Watching baseball hasn't been too shabby either! :P All three home teams have won, which was a little surprising considering the Royals were playing the Tigers, who are considerably better than them. I have loved experiencing the different crowds and seeing the different stadiums. Being an M's fan all of my life, it has been a lot of fun experiencing the cultures that surround each team. Rockies fans love to clap and sing. Royals fans are diehard and loyal, but they are small in numbers. Cubbies fans are full of hope and willing to skip everything in order to make a day game on a Friday afternoon. So far, I would have to say Cubs fans are the best in the nation. Seattle fans are a close second, but I don't think we could fill a stadium on a work day, unless it was for a playoff game or something like that. What a great sport baseball is!

Anyway, my computer is about to die and it is almost 3 am EST, so I should probably hit the hay. I'll try to update soon, but there are no garauntees.

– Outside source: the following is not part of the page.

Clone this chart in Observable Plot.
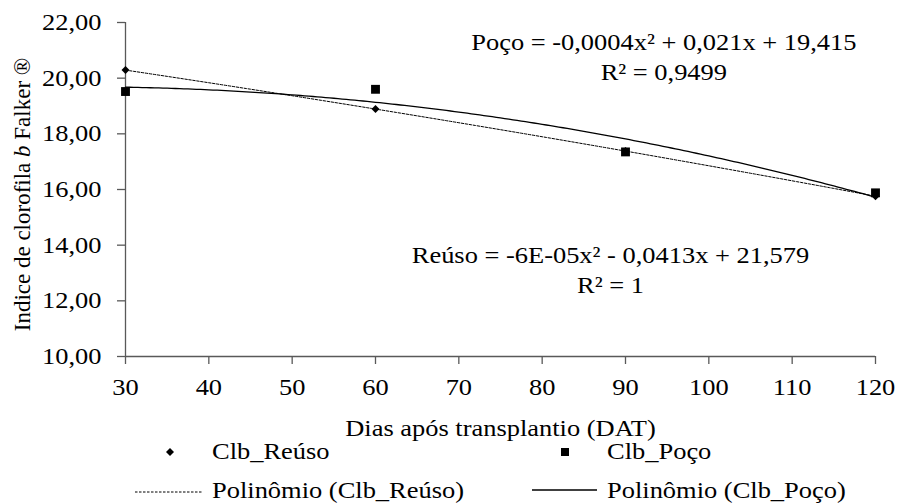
<!DOCTYPE html>
<html><head><meta charset="utf-8">
<script src="https://cdn.jsdelivr.net/npm/d3@7"></script>
<script src="https://cdn.jsdelivr.net/npm/@observablehq/plot@0.6"></script>
<style>
body{margin:0;background:#fff;}
#wrap{position:relative;width:900px;height:504px;font-family:"Liberation Serif","Times New Roman",serif;color:#000;overflow:hidden;}
#wrap svg.plot{position:absolute;left:0;top:0;}
#wrap svg text{font-family:"Liberation Serif","Times New Roman",serif;}
.lg{position:absolute;font-size:23px;line-height:23px;white-space:nowrap;transform:scaleX(1.15);transform-origin:0 0;}
.sym{position:absolute;line-height:0;}
.sym svg{display:block;}
</style></head><body><div id="wrap"></div>
<script>
// ---- data ----
const days = [30, 60, 90, 120];
const reuso = [20.29, 18.89, 17.38, 15.76];
const poco = [19.52, 19.60, 17.35, 15.88];
const xTicks = [30, 40, 50, 60, 70, 80, 90, 100, 110, 120];
const yTicks = [10, 12, 14, 16, 18, 20, 22];
const seriesNames = ["Clb_Reúso", "Clb_Poço"];
const trendNames = ["Polinômio (Clb_Reúso)", "Polinômio (Clb_Poço)"];
const eqTexts = ["Poço = -0,0004x² + 0,021x + 19,415\nR² = 0,9499", "Reúso = -6E-05x² - 0,0413x + 21,579\nR² = 1"];
const eqX = [94.6, 88.2];
const eqY = [21.8, 14.15];
const xLabel = "Dias após transplantio (DAT)";
const yLabel = "Indice de clorofila b Falker ®";

// ---- quadratic least-squares trendline (as Excel's polynomial trendline) ----
function quadFit(xs, ys) {
  const n = xs.length;
  let s = [0,0,0,0,0], t = [0,0,0];
  for (let i = 0; i < n; i++) {
    const x = xs[i], y = ys[i];
    for (let k = 0; k < 5; k++) s[k] += Math.pow(x, k);
    for (let k = 0; k < 3; k++) t[k] += y * Math.pow(x, k);
  }
  const M = [[s[0], s[1], s[2], t[0]], [s[1], s[2], s[3], t[1]], [s[2], s[3], s[4], t[2]]];
  for (let i = 0; i < 3; i++) {
    let p = i;
    for (let r = i + 1; r < 3; r++) if (Math.abs(M[r][i]) > Math.abs(M[p][i])) p = r;
    [M[i], M[p]] = [M[p], M[i]];
    for (let r = 0; r < 3; r++) if (r !== i) {
      const f = M[r][i] / M[i][i];
      for (let c = i; c < 4; c++) M[r][c] -= f * M[i][c];
    }
  }
  const c = M[0][3] / M[0][0], b = M[1][3] / M[1][1], a = M[2][3] / M[2][2];
  return x => a * x * x + b * x + c;
}
const fR = quadFit(days, reuso), fP = quadFit(days, poco);
const xs = d3.range(30, 120.001, 0.5);
const curveR = xs.map(x => ({x, y: fR(x)}));
const curveP = xs.map(x => ({x, y: fP(x)}));
const ptsR = days.map((d, i) => ({x: d, y: reuso[i]}));
const ptsP = days.map((d, i) => ({x: d, y: poco[i]}));
const eqs = eqTexts.map((t, i) => ({t, x: eqX[i], y: eqY[i]}));

const axisColor = "#595959";
const chart = Plot.plot({
  width: 900, height: 440,
  marginLeft: 125, marginRight: 25, marginTop: 22, marginBottom: 84,
  style: {fontFamily: "Liberation Serif, Times New Roman, serif", fontSize: "23px", color: "#000", background: "#fff", overflow: "visible"},
  x: {domain: [30, 120]},
  y: {domain: [10, 22]},
  marks: [
    Plot.ruleY([10], {stroke: axisColor, strokeWidth: 1.3}),
    Plot.ruleX([30], {stroke: axisColor, strokeWidth: 1.3}),
    Plot.axisX({ticks: xTicks, tickSize: 8, tickPadding: 14, stroke: axisColor, strokeWidth: 1.3, fill: "#000",
      label: xLabel, labelArrow: "none", labelAnchor: "center", labelOffset: 79}),
    Plot.axisY({ticks: yTicks, tickSize: 8, tickPadding: 16, stroke: axisColor, strokeWidth: 1.3, fill: "#000",
      tickFormat: d => d.toFixed(2).replace(".", ","), label: yLabel, labelArrow: "none", labelAnchor: "center", labelOffset: 112}),
    Plot.line(curveR, {x: "x", y: "y", stroke: "#000", strokeWidth: 1, strokeDasharray: "2.5,1.5"}),
    Plot.line(curveP, {x: "x", y: "y", stroke: "#000", strokeWidth: 1.3}),
    Plot.dot(ptsR, {x: "x", y: "y", symbol: "diamond2", r: 3.6, fill: "#000", stroke: null}),
    Plot.dot(ptsP, {x: "x", y: "y", symbol: "square", r: 5, fill: "#000", stroke: null}),
    Plot.text(eqs, {x: "x", y: "y", text: "t", textAnchor: "middle", lineAnchor: "top", lineHeight: 1.33, fill: "#000", fontSize: 23})
  ]
});
chart.classList.add("plot");
const wrap = document.getElementById("wrap");
wrap.appendChild(chart);

// post-process texts: clean labels, italic "b", horizontal widening like the reference
d3.select(chart).selectAll("text").each(function() {
  const el = d3.select(this);
  const content = this.textContent;
  let tr = this.getAttribute("transform");
  if (content.includes("Falker")) {
    el.selectAll("*").remove();
    el.text(null);
    el.append("tspan").text("Indice de clorofila ");
    el.append("tspan").attr("font-style", "italic").text("b");
    el.append("tspan").text(" Falker ®");
    if (tr) this.setAttribute("transform", "translate(0,5) " + tr);
    return;
  } else if (content.includes("Dias")) {
    el.text(xLabel);
  }
  if (tr && !tr.includes("rotate")) this.setAttribute("transform", tr + " scale(1.15,1)");
});

// ---- legend below the plot area ----
function addText(txt, left, top) {
  const s = document.createElement("div");
  s.className = "lg"; s.textContent = txt;
  s.style.left = left + "px"; s.style.top = top + "px";
  wrap.appendChild(s);
}
function addSym(html, left, top, w, h) {
  const d = document.createElement("div");
  d.className = "sym";
  d.style.left = left + "px"; d.style.top = top + "px";
  d.innerHTML = `<svg width="${w}" height="${h}">${html}</svg>`;
  wrap.appendChild(d);
}
addSym('<path d="M4,0L8,4L4,8L0,4Z" fill="#000"/>', 166, 448, 8, 8);
addText(seriesNames[0], 212, 440);
addSym('<rect x="0" y="0" width="8" height="8" fill="#000"/>', 561, 448, 8, 8);
addText(seriesNames[1], 607, 440);
addSym('<line x1="0" y1="2" x2="67" y2="2" stroke="#000" stroke-width="1" stroke-dasharray="2.5,1.5"/>', 135, 489.5, 67, 4);
addText(trendNames[0], 212, 479);
addSym('<line x1="0" y1="2" x2="65" y2="2" stroke="#000" stroke-width="1.3"/>', 532, 488, 65, 4);
addText(trendNames[1], 607, 479);
</script>
</body></html>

This is Sarah, signing out!

Monday, August 31, 2009

Before it all Begins

I begin my trip to Princeton in four days. I am excited to start this new adventure, but with that comes an ounce of nerves. Not only am I moving clear across the country, away from all of my family and friends, I am also jumping into a whole new level of education. I know that my years at Whitworth have prepared me well for this venture, but the words grad school still carry a huge weight that I am not entirely sure I am ready for. I know that most of my nervousness is irrational and I will be just fine when I get there, but I can't help feel a little out of my league. I think the fact that I had a long summer reading list is responsible for most of the anxiety. If I had to read nine books to be generally prepared for seminary, what is the actually schooling going to be like? In spite of the anxiety, I am extremely excited to begin this new phase of my life. It will be amazing to see how God uses the next three years!